Non è stato un lunedì come gli altri. Le città si sono svegliate più lente, attraversate da un vuoto insolito: aule scolastiche senza voci, uffici deserti, autobus dimezzati. Al posto della routine, le piazze hanno preso forma di assemblee a cielo aperto, gremite da cortei e sit-in che hanno portato ovunque lo stesso grido: fermare la guerra, dire basta alle armi, chiedere giustizia per Gaza.
Dal nord al sud, più di settantacinque città hanno visto scendere in strada studenti e studentesse, lavoratori, collettivi, associazioni. Una mobilitazione che non ha scelto i margini ma la centralità, trasformando lo sciopero generale indetto da Usb, Cub e Adl in un gesto di rottura capace di fermare il paese per un giorno.

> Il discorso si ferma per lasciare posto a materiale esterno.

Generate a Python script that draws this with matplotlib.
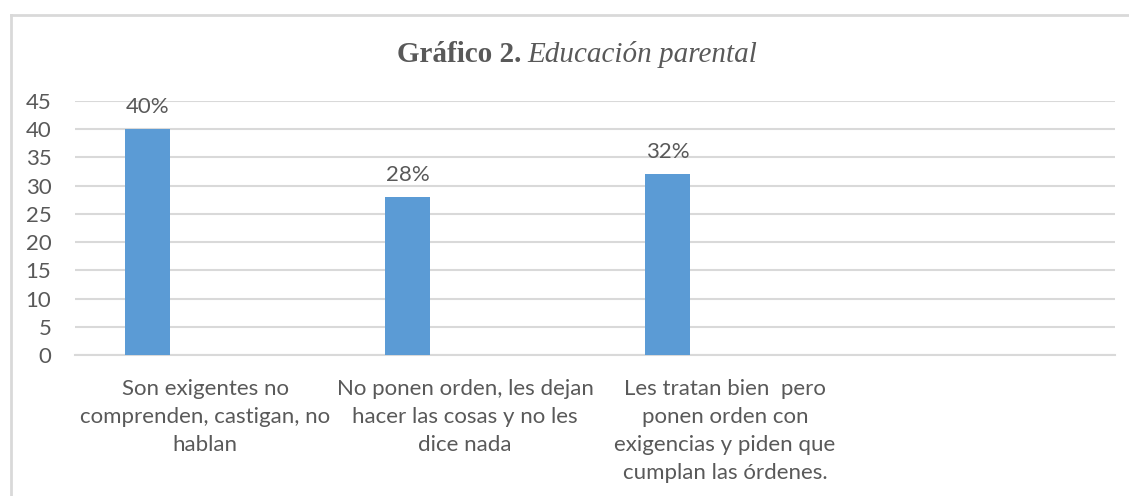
#!/usr/bin/env python3
"""Gráfico 2 - Educación parental: Excel-style column chart."""
import matplotlib
matplotlib.use("Agg")
import matplotlib.pyplot as plt
from matplotlib.lines import Line2D

W, H = 1129, 496

categories = [
    "Son exigentes no\ncomprenden, castigan, no\nhablan",
    "No ponen orden, les dejan\nhacer las cosas y no les\ndice nada",
    "Les tratan bien  pero\nponen orden con\nexigencias y piden que\ncumplan las órdenes.",
    "",
]
values = [40, 28, 32]
value_labels = ["40%", "28%", "32%"]
yticks = [0, 5, 10, 15, 20, 25, 30, 35, 40, 45]

TEXT = "#595959"
GRID = "#d9d9d9"
BAR = "#5b9bd5"

plt.rcParams["font.family"] = ["Lato", "DejaVu Sans"]

fig = plt.figure(figsize=(W / 100, H / 100), dpi=100)

# plot area in pixels: x 75..1115, y 101..355
ax = fig.add_axes([75 / W, 1 - 355 / H, (1115 - 75) / W, (355 - 101) / H])

xs = list(range(len(values)))
ax.bar([x - 0.221 for x in xs], values, width=0.173, color=BAR, zorder=3)
for x, v, lab in zip(xs, values, value_labels):
    ax.annotate(lab, (x - 0.221, v), xytext=(0, 16), textcoords="offset points",
                ha="center", va="center", fontsize=16, color=TEXT)

ax.set_xlim(-0.5, len(categories) - 0.5)
ax.set_ylim(0, 45)
ax.set_yticks(yticks)
ax.set_xticks(range(len(categories)))
ax.set_xticklabels(categories, fontsize=16, color=TEXT, linespacing=1.5)
ax.tick_params(axis="y", labelsize=16, labelcolor=TEXT, length=0, pad=17)
ax.tick_params(axis="x", length=0, pad=17)
ax.grid(axis="y", color=GRID, linewidth=1.5, zorder=0)
for s in ["top", "right", "left"]:
    ax.spines[s].set_visible(False)
ax.spines["bottom"].set_color(GRID)
ax.spines["bottom"].set_linewidth(1.5)

# title: bold part + italic part
ty = 1 - 55 / H
fig.text(521 / W, ty, "Gráfico 2.", ha="right", va="center", fontsize=21,
         fontweight="bold", family="Liberation Serif", color=TEXT)
fig.text(527 / W, ty, "Educación parental", ha="left", va="center", fontsize=21,
         fontstyle="italic", family="Liberation Serif", color=TEXT)

# chart frame (cropped on the right and bottom)
fig.add_artist(Line2D([10.5 / W, 1.01], [1 - 14.5 / H] * 2, transform=fig.transFigure,
                      color=GRID, linewidth=2))
fig.add_artist(Line2D([10.5 / W] * 2, [-0.01, 1 - 14.5 / H], transform=fig.transFigure,
                      color=GRID, linewidth=2))

fig.savefig("out.png", dpi=100)
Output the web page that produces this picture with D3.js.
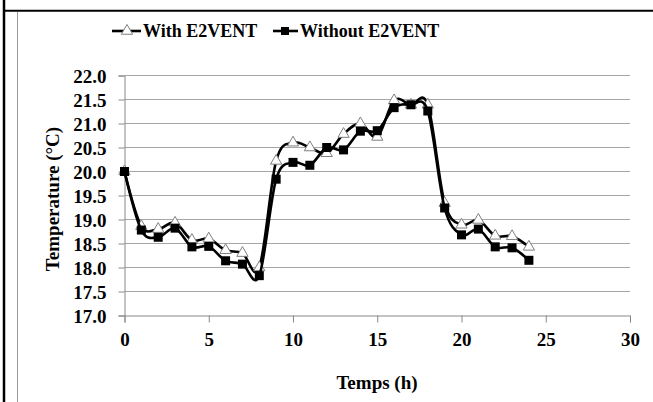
<!DOCTYPE html>
<html>
<head>
<meta charset="utf-8">
<script src="https://cdn.jsdelivr.net/npm/d3@7"></script>
<style>
  body { margin: 0; background: #fff; }
  svg { display: block; font-family: "Liberation Serif", "Times New Roman", serif; font-weight: bold; }
</style>
</head>
<body>
<svg width="653" height="402"></svg>
<script>
// data
const hours = [0,1,2,3,4,5,6,7,8,9,10,11,12,13,14,15,16,17,18,19,20,21,22,23,24];
const withE2vent = [20.0,18.86,18.8,18.93,18.57,18.6,18.36,18.3,18.0,20.22,20.6,20.5,20.38,20.78,21.0,20.72,21.48,21.39,21.39,19.34,18.89,18.99,18.66,18.65,18.43];
const withoutE2vent = [20.0,18.78,18.63,18.82,18.43,18.44,18.14,18.07,17.83,19.84,20.19,20.13,20.5,20.45,20.84,20.85,21.33,21.39,21.26,19.24,18.68,18.8,18.43,18.41,18.15];
const seriesNames = ["With E2VENT", "Without E2VENT"];
const xTicks = [0,5,10,15,20,25,30];
const yTicks = [17.0,17.5,18.0,18.5,19.0,19.5,20.0,20.5,21.0,21.5,22.0];

let svg = d3.select('svg');

// frame lines of the surrounding cell
svg.append('line').attr('x1',4).attr('x2',4).attr('y1',0).attr('y2',402)
  .attr('stroke','#000').attr('stroke-width',2.5);
svg.append('line').attr('x1',3).attr('x2',653).attr('y1',10.8).attr('y2',10.8)
  .attr('stroke','#000').attr('stroke-width',2);
svg.append('line').attr('x1',17.5).attr('x2',17.5).attr('y1',12).attr('y2',402)
  .attr('stroke','#999').attr('stroke-width',1);

let xScale = d3.scaleLinear().domain([0,30]).range([124.5,630]);
let yScale = d3.scaleLinear().domain([17,22]).range([315.5,75.5]);

// grid
svg.append('g').selectAll('line').data(yTicks.slice(1)).join('line')
  .attr('x1',124.5).attr('x2',630)
  .attr('y1',d => yScale(d)).attr('y2',d => yScale(d))
  .attr('stroke','#a6a6a6').attr('stroke-width',1);

// axes
let xAxis = svg.append('g').attr('transform','translate(0,'+yScale(17)+')')
  .call(d3.axisBottom(xScale).tickValues(xTicks).tickSize(7).tickPadding(10).tickFormat(d3.format('d')));
let yAxis = svg.append('g').attr('transform','translate('+xScale(0)+',0)')
  .call(d3.axisLeft(yScale).tickValues(yTicks).tickSize(6).tickPadding(12).tickFormat(d3.format('.1f')));
[xAxis,yAxis].forEach(function (a){
  a.select('.domain').attr('stroke','#888').attr('stroke-width',1);
  a.selectAll('.tick line').attr('stroke','#888');
  a.selectAll('text').attr('fill','#000').style('font-family','Liberation Serif, serif')
    .style('font-weight','bold').style('font-size','19px');
});
yAxis.selectAll('text').attr('dy','0.35em');

// axis titles
svg.append('text').attr('x',377).attr('y',389).attr('text-anchor','middle')
  .style('font-size','19px').text('Temps (h)');
svg.append('text').attr('transform','translate(59,199) rotate(-90)').attr('text-anchor','middle')
  .style('font-size','19px').text('Temperature (°C)');

// lines
let line = d3.line()
  .x(function (d,i){return xScale(hours[i])})
  .y(function (d){return yScale(d)})
  .curve(d3.curveCatmullRom.alpha(0));

let triangle = d3.symbol().type(d3.symbolTriangle).size(55);

let g1 = svg.append('g');
g1.append('path').attr('d',line(withE2vent)).attr('fill','none').attr('stroke','#000').attr('stroke-width',2.6);
g1.selectAll('path.m').data(withE2vent).join('path').attr('class','m')
  .attr('d',triangle)
  .attr('transform',(d,i) => 'translate('+xScale(hours[i])+','+yScale(d)+')')
  .attr('fill','#fff').attr('stroke','#7f7f7f').attr('stroke-width',1);

let g2 = svg.append('g');
g2.append('path').attr('d',line(withoutE2vent)).attr('fill','none').attr('stroke','#000').attr('stroke-width',2.6);
g2.selectAll('rect').data(withoutE2vent).join('rect')
  .attr('x',(d,i) => xScale(hours[i])-4.5).attr('y',d => yScale(d)-4.5)
  .attr('width',9).attr('height',9).attr('fill','#000');

// legend
let leg = svg.append('g');
leg.append('line').attr('x1',112).attr('x2',141).attr('y1',31).attr('y2',31).attr('stroke','#000').attr('stroke-width',2.6);
leg.append('path').attr('d',triangle).attr('transform','translate(127,31)')
  .attr('fill','#fff').attr('stroke','#7f7f7f').attr('stroke-width',1);
leg.append('text').attr('x',143).attr('y',37).style('font-size','18px').text(seriesNames[0]);
leg.append('line').attr('x1',273).attr('x2',298).attr('y1',31).attr('y2',31).attr('stroke','#000').attr('stroke-width',2.6);
leg.append('rect').attr('x',281).attr('y',27).attr('width',8).attr('height',8).attr('fill','#000');
leg.append('text').attr('x',300).attr('y',37).style('font-size','18px').text(seriesNames[1]);
</script>
</body>
</html>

Tra chi ha preso parte alla manifestazione di Roma in Piazza dei Cinquecento c’era anche il fumettista Michele Rech, in arte Zerocalcare. Con la consueta lucidità ha sottolineato come i giovani abbiano compreso la gravità di ciò che accade, “fuori da qualsiasi umanità e diritto internazionale”. Per l’autore, questa mobilitazione dal basso nasce dal bisogno di difendere i diritti di un popolo, colmando il vuoto lasciato dall’inerzia degli Stati.
Accanto alla società civile, anche il mondo dell’arte e della cultura ha preso parola. A Torino hanno aderito la Fondazione Merz e il PAV – Parco Arte Vivente; a Milano la Fondazione Arnaldo Pomodoro, BASE, MARE e Careof; a Catania la Fondazione Oelle; a Roma realtà indipendenti come AlbumArte e il gruppo AWI – Art Workers Italia. Non sono mancate le voci dell’editoria e delle riviste, da Rolling Stone Italia a Inside Art, da Minimum Fax a Hopefulmonster Editore e Postmedia Books.
Dal fronte della comunicazione e della critica, anche il blog Travel on Art ha scelto di partecipare allo sciopero, mentre la direttrice della Fondazione Pomodoro, Carlotta Montebello, ha affidato a Instagram la sua riflessione: «Una manifestazione pacifica partecipata da una marea di gente solidale con il popolo palestinese. Che questa giornata non sia ricordata solo per gli scontri avvenuti in centrale».
E ancora: artisti come Nico Vascellari e Paola Pivi, insieme alla curatrice Maria Chiara Valacchi, hanno fatto sentire la loro voce attraverso i propri canali social, contribuendo ad amplificare il messaggio della piazza.
A chiudere il coro di testimonianze è il commento dell’artista Vanni Cuoghi, che dopo la manifestazione ha raccontato: “È stata una manifestazione davvero sentita e partecipata, in cui ho incontrato tanti amici e colleghi. Chi oggi focalizza l’attenzione solo sui fatti di devastazione, vuol dire che guarda il dito e non la luna (che sta bruciando)”.
Alle sue parole si aggiunge la riflessione del curatore Ivan Quaroni, che legge la giornata dentro una cornice più ampia e critica: “La partecipazione alla manifestazione per la Palestina è un segnale di umanità in un clima di smarrimento di tutti i valori che le società occidentali hanno sbandierato dal secondo dopoguerra ad oggi. L’Europa (esclusa la Spagna) ha perso ogni supposto primato morale. Siamo nella decadenza totale. O meglio lo sono i governi occidentali che mostrano finalmente la loro natura servile, la loro totale assenza di autonomia decisionale. Per me questo è uno dei momenti più bassi della storia civile. La fine di un ciclo vitale”.
Un segnale forte è arrivato anche da Ad Artem, che ha deciso di devolvere a sostegno di Gaza, tramite Caritas Jerusalem, Pro Terra Sancta e Gazzella Onlus, l’intero ricavato delle visite guidate del 22 e 23 settembre.
Qualche episodio di tensione non ha oscurato il senso profondo della giornata: un’onda di partecipazione diffusa e trasversale, con una presenza significativa di giovani e giovanissimi, a conferma di una sensibilità crescente che interroga la politica.
Il 22 settembre ha mostrato che fermare il tempo della quotidianità è possibile, se a guidare è la necessità di farsi ascoltare. Non un semplice sciopero, ma una giornata in cui il paese ha scelto di stare dalla parte di Gaza, trasformando il dissenso in voce collettiva.